* _OBJECTIVE_:
Output the material word for word. Leave each picture out.

________________________________________

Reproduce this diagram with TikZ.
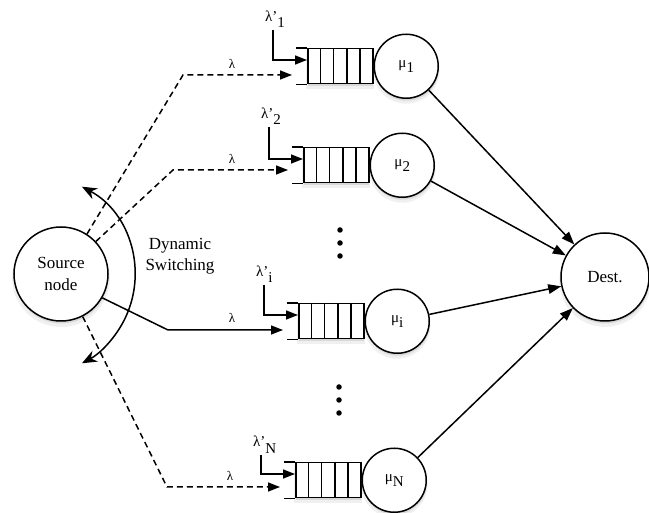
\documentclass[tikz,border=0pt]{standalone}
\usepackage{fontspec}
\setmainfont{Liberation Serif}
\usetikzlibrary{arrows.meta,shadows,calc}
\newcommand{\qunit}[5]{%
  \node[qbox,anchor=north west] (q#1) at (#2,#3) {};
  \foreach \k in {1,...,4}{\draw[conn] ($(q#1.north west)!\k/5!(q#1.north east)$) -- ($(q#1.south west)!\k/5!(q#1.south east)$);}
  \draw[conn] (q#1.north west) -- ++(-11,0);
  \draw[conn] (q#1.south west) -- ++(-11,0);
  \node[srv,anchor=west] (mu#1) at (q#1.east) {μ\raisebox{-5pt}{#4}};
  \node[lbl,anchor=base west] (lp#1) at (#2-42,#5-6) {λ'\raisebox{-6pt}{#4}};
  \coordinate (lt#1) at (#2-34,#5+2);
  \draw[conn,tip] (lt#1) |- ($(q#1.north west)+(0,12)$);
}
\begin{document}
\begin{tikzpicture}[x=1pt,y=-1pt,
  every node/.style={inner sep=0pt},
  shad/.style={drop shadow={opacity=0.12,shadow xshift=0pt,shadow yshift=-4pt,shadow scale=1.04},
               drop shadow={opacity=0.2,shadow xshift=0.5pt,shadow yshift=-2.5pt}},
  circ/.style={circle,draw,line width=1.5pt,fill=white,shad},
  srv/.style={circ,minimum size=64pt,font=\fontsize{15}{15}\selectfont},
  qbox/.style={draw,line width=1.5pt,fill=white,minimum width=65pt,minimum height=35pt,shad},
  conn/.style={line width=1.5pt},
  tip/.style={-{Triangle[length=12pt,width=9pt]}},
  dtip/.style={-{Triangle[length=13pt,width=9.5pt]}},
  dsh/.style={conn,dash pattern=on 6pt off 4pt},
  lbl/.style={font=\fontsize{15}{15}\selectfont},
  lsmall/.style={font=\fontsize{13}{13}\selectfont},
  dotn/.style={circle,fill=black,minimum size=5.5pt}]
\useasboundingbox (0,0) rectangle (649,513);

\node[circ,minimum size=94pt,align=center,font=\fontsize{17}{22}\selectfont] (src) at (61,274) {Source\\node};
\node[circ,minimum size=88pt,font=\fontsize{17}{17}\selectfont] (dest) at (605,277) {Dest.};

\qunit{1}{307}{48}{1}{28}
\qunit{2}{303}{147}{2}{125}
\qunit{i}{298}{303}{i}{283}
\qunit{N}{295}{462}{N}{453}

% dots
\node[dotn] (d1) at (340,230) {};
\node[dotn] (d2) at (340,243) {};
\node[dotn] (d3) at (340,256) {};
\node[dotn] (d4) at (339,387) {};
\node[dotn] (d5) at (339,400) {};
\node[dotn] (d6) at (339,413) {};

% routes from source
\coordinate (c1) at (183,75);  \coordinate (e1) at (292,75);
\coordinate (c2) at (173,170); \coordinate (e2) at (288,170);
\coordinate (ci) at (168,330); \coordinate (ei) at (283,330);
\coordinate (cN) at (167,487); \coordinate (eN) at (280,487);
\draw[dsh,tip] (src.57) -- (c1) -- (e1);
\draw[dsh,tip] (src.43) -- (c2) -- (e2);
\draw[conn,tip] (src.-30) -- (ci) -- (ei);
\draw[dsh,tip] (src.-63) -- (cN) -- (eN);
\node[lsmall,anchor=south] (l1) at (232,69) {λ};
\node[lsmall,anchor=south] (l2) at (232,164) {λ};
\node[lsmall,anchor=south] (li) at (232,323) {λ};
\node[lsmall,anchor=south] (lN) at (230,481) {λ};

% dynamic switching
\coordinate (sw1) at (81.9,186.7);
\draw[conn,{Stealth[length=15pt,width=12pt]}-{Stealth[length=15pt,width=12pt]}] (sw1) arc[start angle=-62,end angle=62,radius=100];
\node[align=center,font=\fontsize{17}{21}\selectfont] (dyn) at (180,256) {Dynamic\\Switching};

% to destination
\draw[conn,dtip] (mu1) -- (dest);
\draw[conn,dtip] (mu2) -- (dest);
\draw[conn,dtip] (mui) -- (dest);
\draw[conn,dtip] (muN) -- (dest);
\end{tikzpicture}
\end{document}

________________________________________

* _ANSWER TO THIS EXERCISE_:
Reproduce this diagram with TikZ.
\documentclass[tikz,border=0pt]{standalone}
\usepackage{fontspec}
\setmainfont{Liberation Serif}
\usetikzlibrary{arrows.meta,shadows,calc}
\newcommand{\qunit}[5]{%
  \node[qbox,anchor=north west] (q#1) at (#2,#3) {};
  \foreach \k in {1,...,4}{\draw[conn] ($(q#1.north west)!\k/5!(q#1.north east)$) -- ($(q#1.south west)!\k/5!(q#1.south east)$);}
  \draw[conn] (q#1.north west) -- ++(-11,0);
  \draw[conn] (q#1.south west) -- ++(-11,0);
  \node[srv,anchor=west] (mu#1) at (q#1.east) {μ\raisebox{-5pt}{#4}};
  \node[lbl,anchor=base west] (lp#1) at (#2-42,#5-6) {λ'\raisebox{-6pt}{#4}};
  \coordinate (lt#1) at (#2-34,#5+2);
  \draw[conn,tip] (lt#1) |- ($(q#1.north west)+(0,12)$);
}
\begin{document}
\begin{tikzpicture}[x=1pt,y=-1pt,
  every node/.style={inner sep=0pt},
  shad/.style={drop shadow={opacity=0.12,shadow xshift=0pt,shadow yshift=-4pt,shadow scale=1.04},
               drop shadow={opacity=0.2,shadow xshift=0.5pt,shadow yshift=-2.5pt}},
  circ/.style={circle,draw,line width=1.5pt,fill=white,shad},
  srv/.style={circ,minimum size=64pt,font=\fontsize{15}{15}\selectfont},
  qbox/.style={draw,line width=1.5pt,fill=white,minimum width=65pt,minimum height=35pt,shad},
  conn/.style={line width=1.5pt},
  tip/.style={-{Triangle[length=12pt,width=9pt]}},
  dtip/.style={-{Triangle[length=13pt,width=9.5pt]}},
  dsh/.style={conn,dash pattern=on 6pt off 4pt},
  lbl/.style={font=\fontsize{15}{15}\selectfont},
  lsmall/.style={font=\fontsize{13}{13}\selectfont},
  dotn/.style={circle,fill=black,minimum size=5.5pt}]
\useasboundingbox (0,0) rectangle (649,513);

\node[circ,minimum size=94pt,align=center,font=\fontsize{17}{22}\selectfont] (src) at (61,274) {Source\\node};
\node[circ,minimum size=88pt,font=\fontsize{17}{17}\selectfont] (dest) at (605,277) {Dest.};

\qunit{1}{307}{48}{1}{28}
\qunit{2}{303}{147}{2}{125}
\qunit{i}{298}{303}{i}{283}
\qunit{N}{295}{462}{N}{453}

% dots
\node[dotn] (d1) at (340,230) {};
\node[dotn] (d2) at (340,243) {};
\node[dotn] (d3) at (340,256) {};
\node[dotn] (d4) at (339,387) {};
\node[dotn] (d5) at (339,400) {};
\node[dotn] (d6) at (339,413) {};

% routes from source
\coordinate (c1) at (183,75);  \coordinate (e1) at (292,75);
\coordinate (c2) at (173,170); \coordinate (e2) at (288,170);
\coordinate (ci) at (168,330); \coordinate (ei) at (283,330);
\coordinate (cN) at (167,487); \coordinate (eN) at (280,487);
\draw[dsh,tip] (src.57) -- (c1) -- (e1);
\draw[dsh,tip] (src.43) -- (c2) -- (e2);
\draw[conn,tip] (src.-30) -- (ci) -- (ei);
\draw[dsh,tip] (src.-63) -- (cN) -- (eN);
\node[lsmall,anchor=south] (l1) at (232,69) {λ};
\node[lsmall,anchor=south] (l2) at (232,164) {λ};
\node[lsmall,anchor=south] (li) at (232,323) {λ};
\node[lsmall,anchor=south] (lN) at (230,481) {λ};

% dynamic switching
\coordinate (sw1) at (81.9,186.7);
\draw[conn,{Stealth[length=15pt,width=12pt]}-{Stealth[length=15pt,width=12pt]}] (sw1) arc[start angle=-62,end angle=62,radius=100];
\node[align=center,font=\fontsize{17}{21}\selectfont] (dyn) at (180,256) {Dynamic\\Switching};

% to destination
\draw[conn,dtip] (mu1) -- (dest);
\draw[conn,dtip] (mu2) -- (dest);
\draw[conn,dtip] (mui) -- (dest);
\draw[conn,dtip] (muN) -- (dest);
\end{tikzpicture}
\end{document}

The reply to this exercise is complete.